RM: After OMA, when I took this break I was asked to join a strategy company to design briefs. I thought that I have no idea about it, I’ve never done it. Then I decided to just try something new and that was the moment when I learned so much in my life about the public sphere and designing public. You could give me thousands of lectures but staying for two years as a consultant and constantly helping made me completely forget about the desire to design details for example. Before I thought that I needed to spend time designing beautiful materials and details but when you design public spaces you have to go to the site every day and do a lot on the spot. It didn’t matter what I drew, I lost the preciousness of drawing. I had to go to the construction site and learn how to adapt because we understood that we don’t have tools, we don’t have enough budget or we missed something in our drawings. You know, when you’re designing 200 sqm of a boulevard you can’t have very precise drawings. But then you see the beauty somewhere else, in the ways of how people use that space. Suddenly you see kids playing in the fountain, someone running along the water. It doesn’t matter that there is a gap you forgot about in one of the details. It doesn’t matter at that moment. It’s also changing your perspective sometimes.

Even when I started becoming a part of the team somewhere, and they tried to give me a template I said, I’m not doing this anymore. I did different approaches, and they were shocked. They were surprised that I looked into different aspects. We don’t need a checklist, we have to understand what is needed. I did what was asked of me and I added upon it. Once I started collecting data from social media, because people associate themselves with the spaces they feel proud of. So your work is to look into those holes where they don’t take photos, as it indicates a lack of quality. After two years of such work, the company also started changing focus onto what needed to be done, instead of trying to systematise. Maybe some things cannot be systematised. Let’s grow on that and learn that each project has different needs. 

Because when you go to offices you think that something is expected from you, to meet this quality or to be good at model making or to do good renderings. You think that, but in the end it’s the quality of critical thinking that makes you a valuable team member. That’s something we can contribute, especially as young students coming out of academia. That’s why I love working with students, because they challenge me. Each generation has a different set of values and priorities, so you always bring different topics to discuss and pay attention to. Also how to think about architecture. Sometimes I feel like students underestimate their value when they go out of academia.

ML: Definitely. It really depends on the office, but sometimes people are hired as a source of fresh ideas, but it can also happen that they’re hired to draw in autocad. I think it should be like this everywhere, that students are treated as a source of new energy. 

RM: And exchange.
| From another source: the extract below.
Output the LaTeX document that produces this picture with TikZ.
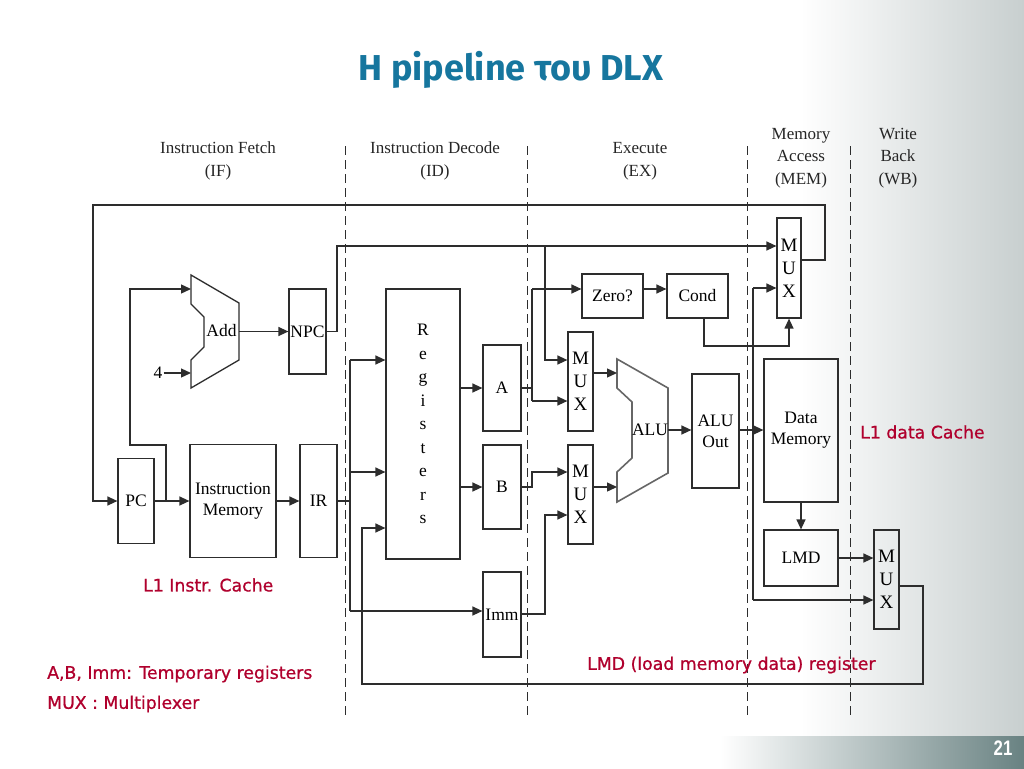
\documentclass[tikz,border=0pt]{standalone}
\usepackage{fontspec}
\setmainfont{Liberation Serif}
\newfontfamily\redfont[FakeBold=0.8]{DejaVu Sans}
\newfontfamily\titlefont{Fira Sans}
\newfontfamily\numfont{Liberation Sans}
\usetikzlibrary{arrows.meta,calc}
\definecolor{wirec}{RGB}{45,45,45}
\definecolor{redtxt}{RGB}{176,0,45}
\definecolor{titleblue}{RGB}{22,118,158}
\definecolor{bggrey}{RGB}{200,207,207}
\definecolor{bandgrey}{RGB}{105,130,130}
\begin{document}
\begin{tikzpicture}[x=1pt,y=-1pt,
  box/.style={draw=wirec,line width=1.2pt,inner sep=0pt,font=\fontsize{17.5}{21}\selectfont,align=center},
  mux/.style={box,minimum width=25pt,minimum height=99pt,font=\fontsize{19}{23}\selectfont},
  wire/.style={draw=wirec,line width=1.3pt},
  arr/.style={wire,-{Triangle[length=10pt,width=9pt]}},
  stage/.style={draw=wirec,line width=0.9pt,dash pattern=on 9pt off 5pt},
  hdr/.style={font=\fontsize{17}{22.5}\selectfont,align=center,text=black!85},
  txt/.style={font=\fontsize{17.5}{21}\selectfont,inner sep=1pt},
  redlbl/.style={font=\redfont\fontsize{17.3}{19}\selectfont,text=redtxt,anchor=west,inner sep=0pt},
  shapeline/.style={draw=wirec,line width=1.3pt}
]
\useasboundingbox (0,0) rectangle (1024,768);
\fill[white] (0,0) rectangle (1024,768);
\shade[left color=white,right color=bggrey] (800,0) rectangle (1024,736);
\shade[left color=white,right color=bandgrey] (720,736) rectangle (1024,768);

% title and page number
\node[font=\titlefont\bfseries\fontsize{36}{40}\selectfont,text=titleblue] (title) at (511,70) {H pipeline του DLX};
\node[font=\numfont\bfseries\fontsize{21}{22}\selectfont,text=white] (pnum) at (1003,748) {\scalebox{0.8}[1]{21}};

% stage separators
\draw[stage] (345,146) -- (345,716);
\draw[stage] (527,146) -- (527,716);
\draw[stage] (747,146) -- (747,716);
\draw[stage] (850,146) -- (850,716);

% headers
\node[hdr] (hIF) at (218,161) {Instruction Fetch\\(IF)};
\node[hdr] (hID) at (435,161) {Instruction Decode\\(ID)};
\node[hdr] (hEX) at (640,161) {Execute\\(EX)};
\node[hdr] (hMEM) at (801,158) {Memory\\Access\\(MEM)};
\node[hdr] (hWB) at (898,158) {Write\\Back\\(WB)};

% boxes
\node[box,minimum width=37pt,minimum height=85pt] (NPC) at (307.5,331.5) {NPC};
\node[box,minimum width=36pt,minimum height=85pt] (PC) at (136,501) {PC};
\node[box,minimum width=86pt,minimum height=113pt] (IM) at (233,501) {Instruction\\Memory};
\node[box,minimum width=37pt,minimum height=113pt] (IR) at (318.5,501) {IR};
\node[box,minimum width=74pt,minimum height=270pt,font=\fontsize{17.5}{23.5}\selectfont] (REG) at (423,424) {R\\e\\g\\i\\s\\t\\e\\r\\s};
\node[box,minimum width=38pt,minimum height=86pt] (A) at (502,388) {A};
\node[box,minimum width=38pt,minimum height=84pt] (B) at (502,487) {B};
\node[box,minimum width=38pt,minimum height=85pt] (IMM) at (502,614.5) {Imm};
\node[box,minimum width=61pt,minimum height=44pt] (ZERO) at (612.5,296) {Zero?};
\node[box,minimum width=61pt,minimum height=44pt] (COND) at (697.5,296) {Cond};
\node[mux] (MUX1) at (580.5,381.5) {M\\U\\X};
\node[mux] (MUX2) at (580.5,494.5) {M\\U\\X};
\node[box,minimum width=47pt,minimum height=114pt] (ALUO) at (715.5,431) {ALU\\Out};
\node[box,minimum width=74pt,minimum height=143pt] (DM) at (801,430.5) {Data\\Memory};
\node[box,minimum width=74pt,minimum height=56pt] (LMD) at (801,558) {LMD};
\node[mux,minimum width=24pt,minimum height=100pt] (MUX3) at (789,268) {M\\U\\X};
\node[mux] (MUX4) at (886.5,579.5) {M\\U\\X};

% Add unit
\draw[shapeline] (191,275) -- (239,303) -- (239,360) -- (191,388) -- (191,360) -- (204,347) -- (204,317) -- (191,304) -- cycle;
\node[txt] (ADD) at (221.5,331) {Add};
\coordinate (addin1) at (191,289);
\coordinate (addin2) at (191,373);
\coordinate (addout) at (239,331.5);
\node[txt] (four) at (158,373) {4};

% ALU unit
\draw[draw=black!60,line width=1.6pt] (617,359) -- (668,388) -- (668,473) -- (617,502) -- (617,472) -- (632,458) -- (632,402) -- (617,388) -- cycle;
\node[txt,inner sep=0pt] (ALU) at (650,430) {ALU};
\coordinate (aluin1) at (617,373);
\coordinate (aluin2) at (617,487);
\coordinate (aluout) at (668,430);

% IF stage wires
\draw[arr] (four.east) -- (addin2);
\draw[arr] (addout) -- (NPC.west |- addout);
\coordinate (j1) at (166,501);
\draw[arr] (j1) -- (166,445) -- (130,445) -- (130,289) -- (addin1);
\draw[arr] (PC.east) -- (IM.west);
\draw[arr] (IM.east) -- (IR.west);
\coordinate (m3out) at (801,260);
\draw[arr] (m3out) -- (825,260) -- (825,205) -- (93,205) -- (93,501) -- (PC.west);
\draw[arr] (NPC.east) -- (337,331.5) -- (337,246) -- (MUX3.west |- 0,246);
\draw[arr] (545,246) -- (545,360) -- (MUX1.west |- 0,360);

% ID stage wires
\draw[wire] (IR.east) -- (350,501);
\draw[wire] (350,360) -- (350,611);
\draw[arr] (350,360) -- (REG.west |- 0,360);
\draw[arr] (350,472) -- (REG.west |- 0,472);
\draw[arr] (350,611) -- (IMM.west |- 0,611);
\draw[arr] (MUX4.east |- 0,586) -- (923,586) -- (923,684) -- (362,684) -- (362,528) -- (REG.west |- 0,528);
\draw[arr] (REG.east |- A.west) -- (A.west);
\draw[arr] (REG.east |- B.west) -- (B.west);

% EX stage wires
\draw[wire] (A.east) -- (532,388);
\draw[wire] (532,289) -- (532,401);
\draw[arr] (532,289) -- (ZERO.west |- 0,289);
\draw[arr] (532,401) -- (MUX1.west |- 0,401);
\draw[arr] (B.east) -- (532,487) -- (532,472) -- (MUX2.west |- 0,472);
\draw[arr] (IMM.east |- 0,614) -- (545,614) -- (545,515) -- (MUX2.west |- 0,515);
\draw[arr] (MUX1.east |- aluin1) -- (aluin1);
\draw[arr] (MUX2.east |- aluin2) -- (aluin2);
\draw[arr] (aluout) -- (ALUO.west |- aluout);
\draw[arr] (ZERO.east |- 0,289) -- (COND.west |- 0,289);

% MEM / WB wires
\draw[arr] (ALUO.east |- 0,430) -- (DM.west |- 0,430);
\draw[wire] (753,288) -- (753,600);
\draw[arr] (753,288) -- (MUX3.west |- 0,288);
\draw[arr] (753,600) -- (MUX4.west |- 0,600);
\draw[arr] (COND.south -| 704,0) -- (704,346) -- (789,346) -- (MUX3.south);
\draw[arr] (DM.south) -- (LMD.north);
\draw[arr] (LMD.east) -- (MUX4.west |- LMD.east);

% red annotations
\node[redlbl] (L1D) at (860,432) {L1 data Cache};
\node[redlbl] (L1I) at (143,585) {L1 Instr. Cache};
\node[redlbl] (TMP) at (47,674) {A,B, Imm: Temporary registers};
\node[redlbl] (MUXL) at (47,704) {MUX : Multiplexer};
\node[redlbl] (LMDL) at (587,665) {LMD (load memory data) register};
\end{tikzpicture}
\end{document}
Because you give new tools and approaches and you learn how to realise those projects. Because they have different practical knowledge. There should be this beautiful exchange of topics and values you’re bringing, not only ideas. Even to think about the materiality now in the face of climate change, something that is now really intense in academia. Now we’re trying to engage with this topic, but you’re already coming with that as a basic. It’s a given, it is not something that has to be questioned. And that’s important I think. 

ML: I think it's good advice for young architects to know your own value. That you’re supposed to be this person that is full of ideas instead of selling yourself to an office that maybe doesn’t appreciate that.
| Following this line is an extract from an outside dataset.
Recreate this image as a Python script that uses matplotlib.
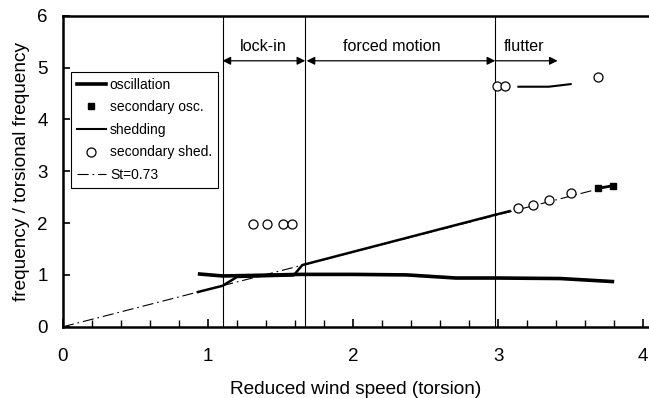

RM: It’s not only ideas, I think it’s really about those values you’re bringing. Even trajectories of what architecture should think about now and bring them into the conversation. Honestly speaking, I think if the office you’re in doesn't appreciate it, why are you even there, am I right? I think this hierarchy of the offices is very traditional and it’s made to oppress your creativity. Rather than to build upon it. 
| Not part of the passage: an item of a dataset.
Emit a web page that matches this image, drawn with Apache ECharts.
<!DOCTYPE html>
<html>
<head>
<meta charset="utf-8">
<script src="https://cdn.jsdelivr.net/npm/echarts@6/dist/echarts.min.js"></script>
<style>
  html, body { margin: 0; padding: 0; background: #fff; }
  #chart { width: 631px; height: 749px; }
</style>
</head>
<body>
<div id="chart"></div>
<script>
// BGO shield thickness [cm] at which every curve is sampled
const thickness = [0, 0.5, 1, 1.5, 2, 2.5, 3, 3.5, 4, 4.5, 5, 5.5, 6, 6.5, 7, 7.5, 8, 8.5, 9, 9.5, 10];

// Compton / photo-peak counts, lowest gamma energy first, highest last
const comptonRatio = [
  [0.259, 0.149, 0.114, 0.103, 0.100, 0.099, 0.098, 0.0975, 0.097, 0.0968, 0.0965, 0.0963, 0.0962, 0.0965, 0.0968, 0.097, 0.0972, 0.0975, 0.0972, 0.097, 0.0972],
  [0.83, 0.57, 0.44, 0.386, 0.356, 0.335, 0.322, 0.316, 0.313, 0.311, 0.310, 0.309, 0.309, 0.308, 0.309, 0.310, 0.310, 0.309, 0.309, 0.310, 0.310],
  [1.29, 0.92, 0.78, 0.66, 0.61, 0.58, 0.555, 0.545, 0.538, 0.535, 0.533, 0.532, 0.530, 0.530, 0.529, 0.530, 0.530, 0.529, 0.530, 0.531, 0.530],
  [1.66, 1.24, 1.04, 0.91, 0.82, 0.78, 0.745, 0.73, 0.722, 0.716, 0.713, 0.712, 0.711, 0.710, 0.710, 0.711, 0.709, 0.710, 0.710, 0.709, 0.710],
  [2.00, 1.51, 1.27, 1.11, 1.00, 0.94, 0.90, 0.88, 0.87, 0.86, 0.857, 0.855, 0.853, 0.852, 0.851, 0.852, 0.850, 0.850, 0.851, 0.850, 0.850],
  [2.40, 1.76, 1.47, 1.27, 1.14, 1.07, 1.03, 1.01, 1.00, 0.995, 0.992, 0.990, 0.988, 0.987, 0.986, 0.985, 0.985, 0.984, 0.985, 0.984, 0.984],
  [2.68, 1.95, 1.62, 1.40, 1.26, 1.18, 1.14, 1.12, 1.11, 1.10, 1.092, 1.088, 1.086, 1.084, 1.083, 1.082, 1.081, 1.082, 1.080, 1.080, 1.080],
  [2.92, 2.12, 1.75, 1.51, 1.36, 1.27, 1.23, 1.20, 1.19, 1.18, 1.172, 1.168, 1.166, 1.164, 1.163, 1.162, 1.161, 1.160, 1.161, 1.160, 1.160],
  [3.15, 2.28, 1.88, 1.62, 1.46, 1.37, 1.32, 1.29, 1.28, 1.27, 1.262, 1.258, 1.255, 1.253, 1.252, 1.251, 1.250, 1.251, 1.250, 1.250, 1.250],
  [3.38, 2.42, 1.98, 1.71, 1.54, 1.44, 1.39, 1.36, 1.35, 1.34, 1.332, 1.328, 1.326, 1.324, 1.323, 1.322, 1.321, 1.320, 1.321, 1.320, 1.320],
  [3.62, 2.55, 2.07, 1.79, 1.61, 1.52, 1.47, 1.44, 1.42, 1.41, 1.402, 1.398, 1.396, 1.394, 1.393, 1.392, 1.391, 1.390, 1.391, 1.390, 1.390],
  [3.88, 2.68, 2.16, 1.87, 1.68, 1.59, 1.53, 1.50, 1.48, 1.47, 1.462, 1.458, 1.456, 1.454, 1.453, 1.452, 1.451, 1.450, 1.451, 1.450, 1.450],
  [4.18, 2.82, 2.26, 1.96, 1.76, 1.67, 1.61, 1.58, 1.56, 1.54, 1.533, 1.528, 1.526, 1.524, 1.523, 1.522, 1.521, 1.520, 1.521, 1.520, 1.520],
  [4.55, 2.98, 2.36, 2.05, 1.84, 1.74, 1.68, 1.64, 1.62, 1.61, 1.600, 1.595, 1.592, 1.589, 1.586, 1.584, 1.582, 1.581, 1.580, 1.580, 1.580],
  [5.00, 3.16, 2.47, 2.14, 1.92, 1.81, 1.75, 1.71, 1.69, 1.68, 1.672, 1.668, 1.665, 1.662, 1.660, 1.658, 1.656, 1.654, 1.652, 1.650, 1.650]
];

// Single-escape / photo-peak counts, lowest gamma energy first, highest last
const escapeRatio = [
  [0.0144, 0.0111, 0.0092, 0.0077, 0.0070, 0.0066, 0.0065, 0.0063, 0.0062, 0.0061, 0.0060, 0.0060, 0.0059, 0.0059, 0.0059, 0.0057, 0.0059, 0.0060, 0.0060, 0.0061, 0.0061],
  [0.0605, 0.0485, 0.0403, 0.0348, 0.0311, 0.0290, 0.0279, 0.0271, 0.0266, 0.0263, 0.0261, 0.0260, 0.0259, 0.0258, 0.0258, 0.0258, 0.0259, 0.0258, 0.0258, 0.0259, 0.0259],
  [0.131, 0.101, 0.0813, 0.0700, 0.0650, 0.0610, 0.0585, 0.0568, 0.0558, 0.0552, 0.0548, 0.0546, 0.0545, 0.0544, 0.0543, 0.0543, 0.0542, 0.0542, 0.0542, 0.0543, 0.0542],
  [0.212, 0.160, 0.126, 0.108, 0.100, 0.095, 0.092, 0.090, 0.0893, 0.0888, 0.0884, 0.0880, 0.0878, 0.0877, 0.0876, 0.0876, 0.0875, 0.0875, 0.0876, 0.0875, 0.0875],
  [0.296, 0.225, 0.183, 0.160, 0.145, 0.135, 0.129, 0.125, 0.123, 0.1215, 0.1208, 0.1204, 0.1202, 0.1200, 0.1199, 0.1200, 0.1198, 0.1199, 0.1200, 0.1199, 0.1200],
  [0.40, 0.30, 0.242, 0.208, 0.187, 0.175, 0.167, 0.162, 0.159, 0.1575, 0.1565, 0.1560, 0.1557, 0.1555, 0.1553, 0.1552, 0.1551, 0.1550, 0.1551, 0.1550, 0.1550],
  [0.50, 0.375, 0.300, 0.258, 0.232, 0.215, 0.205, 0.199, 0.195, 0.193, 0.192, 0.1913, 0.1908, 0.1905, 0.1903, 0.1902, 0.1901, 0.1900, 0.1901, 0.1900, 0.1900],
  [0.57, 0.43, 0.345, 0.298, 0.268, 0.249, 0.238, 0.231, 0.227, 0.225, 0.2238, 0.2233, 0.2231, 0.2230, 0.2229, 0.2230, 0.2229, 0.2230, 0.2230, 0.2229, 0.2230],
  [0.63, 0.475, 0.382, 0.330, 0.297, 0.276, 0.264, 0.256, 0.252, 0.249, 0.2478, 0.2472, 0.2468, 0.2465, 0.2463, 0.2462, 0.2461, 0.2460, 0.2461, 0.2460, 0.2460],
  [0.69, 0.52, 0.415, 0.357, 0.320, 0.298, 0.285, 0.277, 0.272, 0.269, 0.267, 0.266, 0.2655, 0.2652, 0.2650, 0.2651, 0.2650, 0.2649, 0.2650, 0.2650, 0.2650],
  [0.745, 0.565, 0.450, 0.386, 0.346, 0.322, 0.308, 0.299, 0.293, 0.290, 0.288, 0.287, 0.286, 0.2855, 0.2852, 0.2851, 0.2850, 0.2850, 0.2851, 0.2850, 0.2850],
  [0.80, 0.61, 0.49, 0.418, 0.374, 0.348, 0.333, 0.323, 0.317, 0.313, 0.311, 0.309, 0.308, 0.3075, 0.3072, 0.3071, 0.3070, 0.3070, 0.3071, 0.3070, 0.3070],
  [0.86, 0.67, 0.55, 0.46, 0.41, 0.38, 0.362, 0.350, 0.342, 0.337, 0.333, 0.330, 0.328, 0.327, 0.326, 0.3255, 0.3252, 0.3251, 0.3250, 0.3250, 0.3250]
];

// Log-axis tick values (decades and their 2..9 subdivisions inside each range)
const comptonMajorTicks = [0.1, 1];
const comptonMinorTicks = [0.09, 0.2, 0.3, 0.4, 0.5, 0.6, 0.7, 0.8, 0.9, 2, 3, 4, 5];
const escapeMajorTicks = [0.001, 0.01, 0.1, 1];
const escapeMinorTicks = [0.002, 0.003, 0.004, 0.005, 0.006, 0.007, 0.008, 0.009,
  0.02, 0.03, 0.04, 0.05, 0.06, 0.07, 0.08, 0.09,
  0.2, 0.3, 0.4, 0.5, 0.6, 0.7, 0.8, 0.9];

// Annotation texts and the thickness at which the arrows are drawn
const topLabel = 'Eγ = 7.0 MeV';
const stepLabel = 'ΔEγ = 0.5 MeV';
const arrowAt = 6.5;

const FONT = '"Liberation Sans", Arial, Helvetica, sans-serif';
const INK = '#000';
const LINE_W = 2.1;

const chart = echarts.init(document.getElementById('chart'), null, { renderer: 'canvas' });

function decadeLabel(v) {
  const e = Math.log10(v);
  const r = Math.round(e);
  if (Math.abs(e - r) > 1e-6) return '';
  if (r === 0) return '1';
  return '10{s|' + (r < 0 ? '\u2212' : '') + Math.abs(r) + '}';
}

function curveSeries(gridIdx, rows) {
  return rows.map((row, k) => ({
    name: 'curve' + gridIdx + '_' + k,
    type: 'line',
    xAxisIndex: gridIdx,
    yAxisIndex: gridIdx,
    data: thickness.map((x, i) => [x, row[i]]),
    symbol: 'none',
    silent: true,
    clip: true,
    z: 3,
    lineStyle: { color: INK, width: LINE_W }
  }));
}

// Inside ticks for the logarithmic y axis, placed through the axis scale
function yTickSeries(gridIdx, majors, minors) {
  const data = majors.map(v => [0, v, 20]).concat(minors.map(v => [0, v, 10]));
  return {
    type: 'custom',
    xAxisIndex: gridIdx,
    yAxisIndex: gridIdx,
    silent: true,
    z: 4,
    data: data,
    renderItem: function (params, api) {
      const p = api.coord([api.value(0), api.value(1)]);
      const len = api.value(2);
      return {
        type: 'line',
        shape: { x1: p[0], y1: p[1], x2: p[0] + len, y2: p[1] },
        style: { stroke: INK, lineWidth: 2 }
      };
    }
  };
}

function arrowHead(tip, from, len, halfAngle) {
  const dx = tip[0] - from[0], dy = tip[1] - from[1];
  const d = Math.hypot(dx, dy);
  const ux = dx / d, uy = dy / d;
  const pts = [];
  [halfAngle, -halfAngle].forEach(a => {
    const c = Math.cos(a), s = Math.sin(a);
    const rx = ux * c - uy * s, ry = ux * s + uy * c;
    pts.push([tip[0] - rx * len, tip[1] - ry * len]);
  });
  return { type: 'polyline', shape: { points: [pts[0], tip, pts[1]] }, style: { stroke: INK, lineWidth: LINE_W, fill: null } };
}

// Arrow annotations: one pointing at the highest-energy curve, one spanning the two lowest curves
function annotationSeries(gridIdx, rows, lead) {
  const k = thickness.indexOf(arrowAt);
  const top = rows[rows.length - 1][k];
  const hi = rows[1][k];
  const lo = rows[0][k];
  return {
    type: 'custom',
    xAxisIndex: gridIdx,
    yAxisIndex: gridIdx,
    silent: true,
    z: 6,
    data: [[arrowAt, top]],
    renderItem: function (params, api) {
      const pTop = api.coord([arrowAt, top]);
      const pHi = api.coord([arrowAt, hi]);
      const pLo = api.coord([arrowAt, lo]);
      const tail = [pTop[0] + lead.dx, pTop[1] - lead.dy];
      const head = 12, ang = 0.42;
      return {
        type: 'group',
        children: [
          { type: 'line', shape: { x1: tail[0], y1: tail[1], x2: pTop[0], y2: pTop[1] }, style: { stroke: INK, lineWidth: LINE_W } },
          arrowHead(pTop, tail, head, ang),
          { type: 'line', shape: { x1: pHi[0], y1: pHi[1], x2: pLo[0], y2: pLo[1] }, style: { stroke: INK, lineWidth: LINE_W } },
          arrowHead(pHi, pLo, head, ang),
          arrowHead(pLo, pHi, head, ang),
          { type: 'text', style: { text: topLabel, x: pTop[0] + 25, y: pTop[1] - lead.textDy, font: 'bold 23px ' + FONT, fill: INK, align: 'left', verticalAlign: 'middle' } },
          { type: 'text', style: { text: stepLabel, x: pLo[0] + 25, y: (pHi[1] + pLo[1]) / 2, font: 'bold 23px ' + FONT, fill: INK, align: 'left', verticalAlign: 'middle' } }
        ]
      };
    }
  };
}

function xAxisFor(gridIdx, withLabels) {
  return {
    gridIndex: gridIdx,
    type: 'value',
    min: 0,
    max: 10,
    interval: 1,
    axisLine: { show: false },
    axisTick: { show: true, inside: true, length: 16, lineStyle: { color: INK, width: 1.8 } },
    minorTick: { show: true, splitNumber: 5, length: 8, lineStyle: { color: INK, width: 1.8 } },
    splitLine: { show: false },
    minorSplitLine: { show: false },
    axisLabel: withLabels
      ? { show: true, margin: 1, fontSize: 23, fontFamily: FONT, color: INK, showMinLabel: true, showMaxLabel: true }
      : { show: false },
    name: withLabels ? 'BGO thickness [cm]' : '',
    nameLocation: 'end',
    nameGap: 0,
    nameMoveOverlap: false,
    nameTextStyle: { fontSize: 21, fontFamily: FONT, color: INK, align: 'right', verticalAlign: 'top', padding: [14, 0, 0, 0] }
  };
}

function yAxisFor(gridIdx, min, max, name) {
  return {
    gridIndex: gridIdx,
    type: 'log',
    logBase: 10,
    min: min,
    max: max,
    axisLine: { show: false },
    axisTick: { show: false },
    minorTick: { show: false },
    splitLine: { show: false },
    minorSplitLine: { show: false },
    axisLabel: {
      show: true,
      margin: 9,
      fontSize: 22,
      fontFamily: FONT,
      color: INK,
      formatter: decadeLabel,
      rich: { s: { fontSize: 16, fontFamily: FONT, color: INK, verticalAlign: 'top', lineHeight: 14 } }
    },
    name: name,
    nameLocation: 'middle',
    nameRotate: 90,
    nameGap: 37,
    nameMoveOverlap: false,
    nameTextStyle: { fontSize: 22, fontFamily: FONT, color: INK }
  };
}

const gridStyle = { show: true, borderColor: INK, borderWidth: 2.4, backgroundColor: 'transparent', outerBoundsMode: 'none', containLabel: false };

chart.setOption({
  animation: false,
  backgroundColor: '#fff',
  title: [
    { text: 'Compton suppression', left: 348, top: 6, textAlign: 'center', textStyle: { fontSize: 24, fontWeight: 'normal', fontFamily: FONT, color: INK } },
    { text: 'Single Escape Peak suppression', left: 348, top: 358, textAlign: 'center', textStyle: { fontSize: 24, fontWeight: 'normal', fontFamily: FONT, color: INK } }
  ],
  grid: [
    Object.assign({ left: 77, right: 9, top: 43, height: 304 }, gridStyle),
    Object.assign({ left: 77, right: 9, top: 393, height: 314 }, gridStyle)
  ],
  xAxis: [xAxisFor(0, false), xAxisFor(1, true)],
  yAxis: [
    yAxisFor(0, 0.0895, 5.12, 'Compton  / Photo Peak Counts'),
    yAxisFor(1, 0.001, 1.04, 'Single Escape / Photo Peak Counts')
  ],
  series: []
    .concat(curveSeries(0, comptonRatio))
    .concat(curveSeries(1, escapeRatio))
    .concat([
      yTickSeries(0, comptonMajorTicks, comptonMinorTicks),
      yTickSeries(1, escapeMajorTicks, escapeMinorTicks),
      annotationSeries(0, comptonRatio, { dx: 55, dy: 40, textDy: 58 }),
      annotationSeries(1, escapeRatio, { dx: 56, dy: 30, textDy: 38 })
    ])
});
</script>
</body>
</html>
I have to say I never had this experience. In those big companies they always were like (moves hands in big circular motions), enhancing this. You really got this thing about them waiting for you to do something. I was never in an office where someone sketched for me, I never had someone giving me sketches. I think that would be quite sad. It’s nice to sketch together but not to have this situation where somebody gives you their magic sketch to realise. I think I would never work for those companies, I couldn’t be just an extension of someone’s hand. 

Architecture especially is all about collaboration. One nice experience I had as a team member in OMA was that we all had to know everything about the project. It was up to you to engage in each part, because if anybody got sick or took holidays, you should know what that person was doing. That was the creative process, to discuss constantly and to know everything that was going on because that’s how you can challenge each other. Once you’re not being exposed to all components of the project, you limit how far the project can go. Once you know all the details you can just question them and bring new ideas that someone didn’t think about.

I think you can always find an office which will appreciate your work, and if it doesn’t, it’s just the wrong office. I know there are places with a certain prestige but there are also young offices which are quite interesting that you perhaps never heard of. I’m more and more interested in those and searching for those, because they’re also very open for collaboration. 

I find collaborating with different people extremely important, and after so many years nothing can surprise me. How to keep your mind open? To be really open minded and critical is so important. It’s something that has to be constant, it’s not something that comes once, you need to really work on that to really stay that open. To new ideas or problems which you haven’t thought of. 

ML: Definitely, it’s very easy to just get stuck and find yourself not knowing what excites you anymore.

RM: I think that’s my biggest fear as an architect. To follow one methodology or one way of thinking, that I will stop developing. As a studio, I think our identity is very changeable, the outcome of every project always surprises me.

In academia, it’s extremely important to test different scales and try different things to see what really interests you. When I studied, everybody was interested in museums, interiors and office towers. And I never understood why somebody would want to build that, it just wasn’t my scale of projects. So in a job interview, I would always say that I cannot do small scale interiors or huge towers, because it was something I wasn’t interested in. They thanked me for my honesty, but I thought oh yeah, I just really cannot do it. (laughs)

And it’s fine. If you’re not interested in something, why should you proceed with that? I met people who are quite beautiful and challenging in interiors and I know that I’ll never be able to design materials that way. I’m happy that someone can explore that, so I can get inspired from it. And that’s the value. To find the things that stimulate you. Which is not easy, I would say. 

When I was an intern or a junior I liked it that I always had a mentor. Someone to ask for advice. At some point I thought I needed to be an expert in one specific thing and my mentor said, don’t follow those rules. Because maybe you’re just good in concept thinking, why don’t you embrace that, why don’t you go with it and see where it takes you? You don’t need to be good at everything. And I think it’s always good to have someone to ask. 

For advice, for reflections, even such as this interview. Even about ego, is it important, does it exist or is it just the ambition of life. I think it’s always valid to have those explorations with different architects, to talk about those things. I feel like it’s missed sometimes. So I love when my students spend time with me and ask those things. I try to keep in touch with people who have a lot of meaningful advice for me and that I trust. We call each other once in a while and ask for advice. I think it’s important to find those professionals which you share similarities with. Because when you’re lost, you do have someone to call. We all struggle with similar questions after all.